>> START Supplied records
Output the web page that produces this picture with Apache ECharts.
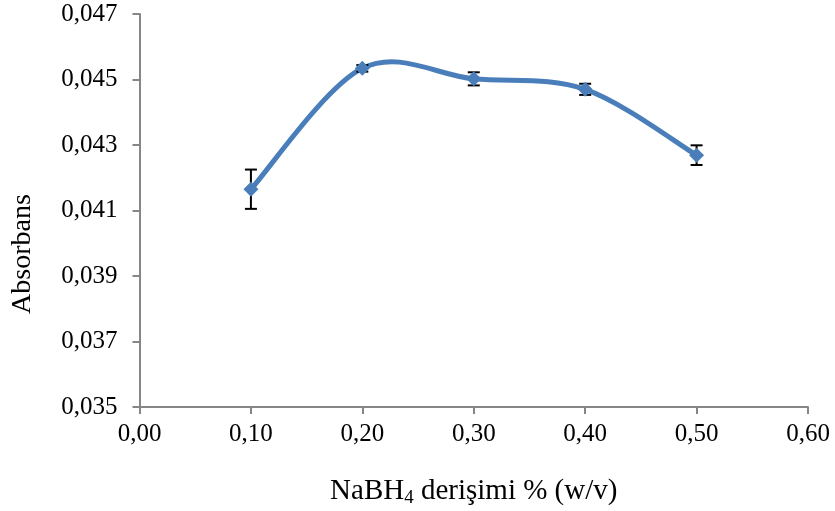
<!DOCTYPE html>
<html><head><meta charset="utf-8">
<script src="https://cdn.jsdelivr.net/npm/echarts@6/dist/echarts.min.js"></script>
<style>html,body{margin:0;padding:0;background:#fff}#c{width:835px;height:511px}</style>
</head><body><div id="c"></div>
<script>
const xValues = [0.10, 0.20, 0.30, 0.40, 0.50];
const absorbance = [0.04165, 0.04534, 0.04502, 0.04470, 0.04269];
const errors = [0.0006, 0.0001, 0.0002, 0.00017, 0.0003];
const xTicks = {min: 0, max: 0.6, interval: 0.1};
const yTicks = {min: 0.035, max: 0.047, interval: 0.002};

const lineData = xValues.map((x, i) => [x, absorbance[i]]);
const errData = xValues.map((x, i) => [x, absorbance[i] - errors[i], absorbance[i] + errors[i]]);
const font = '"Liberation Serif", "Times New Roman", serif';
const color = '#4A7EBB';
const chart = echarts.init(document.getElementById('c'));
chart.setOption({
  animation: false,
  grid: {left: 139.5, right: 27, top: 14, bottom: 104, containLabel: false, outerBoundsMode: 'none'},
  graphic: [{
    type: 'text', rotation: Math.PI / 2, x: 9, y: 254,
    style: {text: 'Absorbans', font: '28px ' + font, fill: '#000',
      textAlign: 'center', textVerticalAlign: 'top'}
  }],
  xAxis: {
    type: 'value', min: xTicks.min, max: xTicks.max, interval: xTicks.interval,
    splitLine: {show: false},
    axisLine: {onZero: false, lineStyle: {color: '#868686', width: 2}},
    axisTick: {show: true, length: 7, lineStyle: {color: '#868686', width: 2}},
    axisLabel: {fontFamily: font, fontSize: 25, color: '#000', margin: 15,
      formatter: v => v.toFixed(2).replace('.', ',')},
    name: '{a|NaBH}{s|4}{a| derişimi % (w/v)}',
    nameLocation: 'middle', nameGap: 68,
    nameTextStyle: {rich: {
      a: {fontFamily: font, fontSize: 29, color: '#000'},
      s: {fontFamily: font, fontSize: 19, color: '#000', padding: [14, 0, 0, 0]}
    }}
  },
  yAxis: {
    type: 'value', min: yTicks.min, max: yTicks.max, interval: yTicks.interval,
    splitLine: {show: false},
    axisLine: {show: true, lineStyle: {color: '#868686', width: 2}},
    axisTick: {show: true, length: 7, lineStyle: {color: '#868686', width: 2}},
    axisLabel: {fontFamily: font, fontSize: 25, color: '#000', margin: 22,
      formatter: v => v.toFixed(3).replace('.', ',')}
  },
  series: [
    {
      type: 'custom',
      data: [0],
      z: 1,
      silent: true,
      renderItem: function (params, api) {
        const p = lineData.map(d => api.coord(d));
        const n = p.length;
        const P = i => p[Math.max(0, Math.min(n - 1, i))];
        let d = 'M' + p[0][0] + ' ' + p[0][1];
        for (let i = 0; i < n - 1; i++) {
          const a = P(i - 1), b = P(i), c = P(i + 1), e = P(i + 2);
          const c1 = [b[0] + (c[0] - a[0]) / 6, b[1] + (c[1] - a[1]) / 6];
          const c2 = [c[0] - (e[0] - b[0]) / 6, c[1] - (e[1] - b[1]) / 6];
          d += ' C' + c1[0] + ' ' + c1[1] + ' ' + c2[0] + ' ' + c2[1] + ' ' + c[0] + ' ' + c[1];
        }
        return {type: 'path', shape: {pathData: d},
          style: {fill: 'none', stroke: color, lineWidth: 5, lineCap: 'round', lineJoin: 'round'}};
      }
    },
    {
      type: 'custom',
      data: errData,
      z: 2,
      renderItem: function (params, api) {
        const x = api.value(0);
        const lo = api.coord([x, api.value(1)]);
        const hi = api.coord([x, api.value(2)]);
        const w = 6;
        const st = {stroke: '#000', lineWidth: 2};
        return {type: 'group', children: [
          {type: 'line', shape: {x1: lo[0], y1: lo[1], x2: hi[0], y2: hi[1]}, style: st},
          {type: 'line', shape: {x1: lo[0] - w, y1: lo[1], x2: lo[0] + w, y2: lo[1]}, style: st},
          {type: 'line', shape: {x1: hi[0] - w, y1: hi[1], x2: hi[0] + w, y2: hi[1]}, style: st}
        ]};
      }
    },
    {
      type: 'scatter',
      data: lineData,
      z: 3,
      symbol: 'diamond', symbolSize: 15,
      itemStyle: {color: color, opacity: 1}
    }
  ]
});
</script></body></html>
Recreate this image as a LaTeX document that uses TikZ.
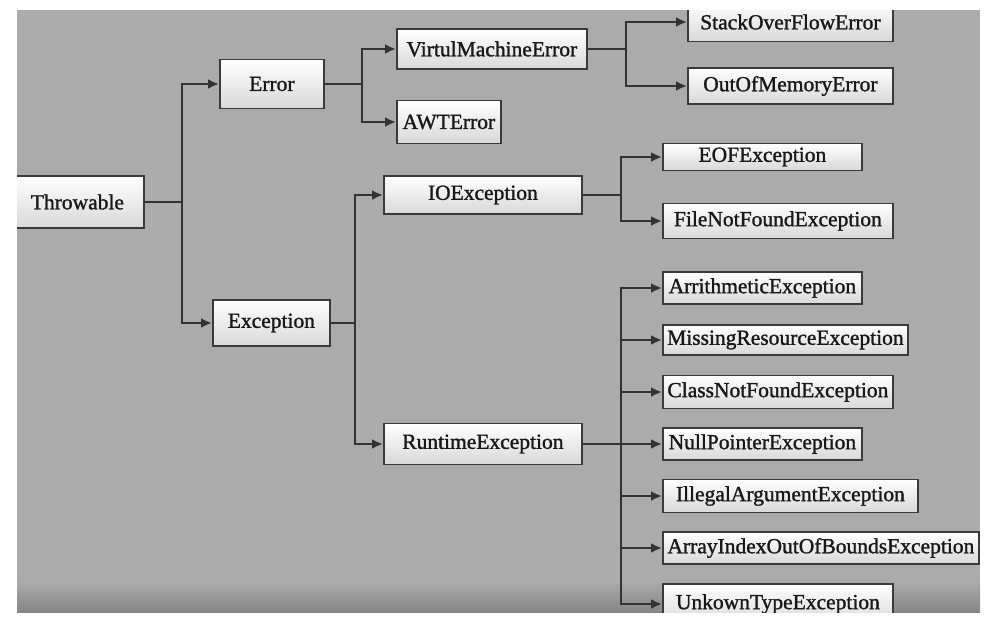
\documentclass[tikz,border=0pt]{standalone}
\usepackage{fontspec}
\setmainfont{Liberation Serif}
\newfontfamily\clsfont[FakeBold=1.3]{Liberation Serif}
\usepackage{tikz}
\usetikzlibrary{arrows.meta, positioning}
\definecolor{panelgray}{HTML}{ABABAB}
\definecolor{paneldark}{HTML}{858585}
\definecolor{boxshade}{HTML}{D8D8D8}
\definecolor{boxline}{HTML}{3A3A3A}
\definecolor{wireink}{HTML}{333333}
\definecolor{textink}{HTML}{181818}

\begin{document}
\begin{tikzpicture}[x=1pt, y=-1pt,
        cls/.style={draw=boxline, line width=1.8pt, top color=white, bottom color=boxshade, text=textink, inner sep=0pt, anchor=west, font=\clsfont\fontsize{21.5}{24}\selectfont},
        arrow/.style={-{Latex[length=11pt, width=10pt]}, line width=2.2pt, wireink}
    ]
    \useasboundingbox (0,0) rectangle (986,624);
    \fill [white] (0,0) rectangle (986,624);
    \fill [panelgray] (17,10) rectangle (980,612);
    \shade [top color=panelgray, bottom color=paneldark] (17,582) rectangle (980,612);

    \begin{scope}
        \clip (17,10) rectangle (980,612);
        % root and first level
        \node (thr) [cls, minimum width=133pt, minimum height=52pt] at (10,202) {Throwable};
        \node (err) [cls, minimum width=104pt, minimum height=49pt] at (219,84) {Error};
        \node (exc) [cls, minimum width=117pt, minimum height=46pt] at (212,323) {Exception};
        % errors
        \node (vme) [cls, minimum width=190pt, minimum height=40pt] at (396,49) {VirtulMachineError};
        \node (awt) [cls, minimum width=104pt, minimum height=43pt] at (396,122) {AWTError};
        \node (sof) [cls, minimum width=205pt, minimum height=39pt] at (687,22) {StackOverFlowError};
        \node (oom) [cls, minimum width=205pt, minimum height=36pt] at (687,86) {OutOfMemoryError};
        % exceptions
        \node (ioe) [cls, minimum width=198pt, minimum height=38pt] at (383,195) {IOException};
        \node (rte) [cls, minimum width=198pt, minimum height=41pt] at (383,444) {RuntimeException};
        \node (eof) [cls, minimum width=199pt, minimum height=27pt] at (662,157) {EOFException};
        \node (fnf) [cls, minimum width=230pt, minimum height=35pt] at (662,221) {FileNotFoundException};
        \node (ari) [cls, minimum width=199pt, minimum height=32pt] at (662,288) {ArrithmeticException};
        \node (mis) [cls, minimum width=245pt, minimum height=30pt] at (662,340) {MissingResourceException};
        \node (cnf) [cls, minimum width=230pt, minimum height=33pt] at (662,392) {ClassNotFoundException};
        \node (npe) [cls, minimum width=199pt, minimum height=32pt] at (662,444) {NullPointerException};
        \node (ill) [cls, minimum width=255pt, minimum height=33pt] at (662,496) {IllegalArgumentException};
        \node (aio) [cls, minimum width=316pt, minimum height=32pt] at (662,548) {ArrayIndexOutOfBoundsException};
        \node (ukt) [cls, minimum width=230pt, minimum height=40pt] at (662,604) {UnkownTypeException};

        \draw [arrow] (thr.east) -- ++(37,0) |- (err.west);
        \draw [arrow] (thr.east) -- ++(37,0) |- (exc.west);
        \draw [arrow] (err.east) -- ++(37,0) |- (vme.west);
        \draw [arrow] (err.east) -- ++(37,0) |- (awt.west);
        \draw [arrow] (vme.east) -- ++(38,0) |- (sof.west);
        \draw [arrow] (vme.east) -- ++(38,0) |- (oom.west);
        \draw [arrow] (exc.east) -- ++(24,0) |- (ioe.west);
        \draw [arrow] (exc.east) -- ++(24,0) |- (rte.west);
        \draw [arrow] (ioe.east) -- ++(38,0) |- (eof.west);
        \draw [arrow] (ioe.east) -- ++(38,0) |- (fnf.west);
        \foreach \leaf in {ari,mis,cnf,npe,ill,aio,ukt}
            \draw [arrow] (rte.east) -- ++(38,0) |- (\leaf.west);
    \end{scope}
\end{tikzpicture}
\end{document}
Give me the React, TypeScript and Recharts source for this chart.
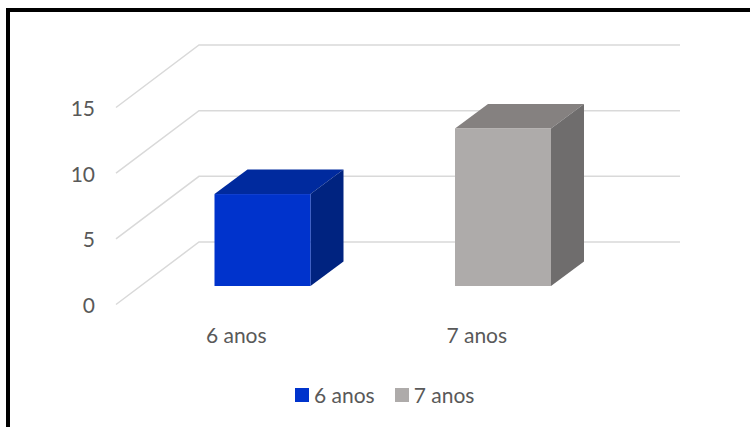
>> END Supplied records
All lines holding the word "that" should be picked out and copied.

• **Exercise solution**
Output the web page that produces this picture with Apache ECharts.
Recreate this image as a LaTeX document that uses TikZ.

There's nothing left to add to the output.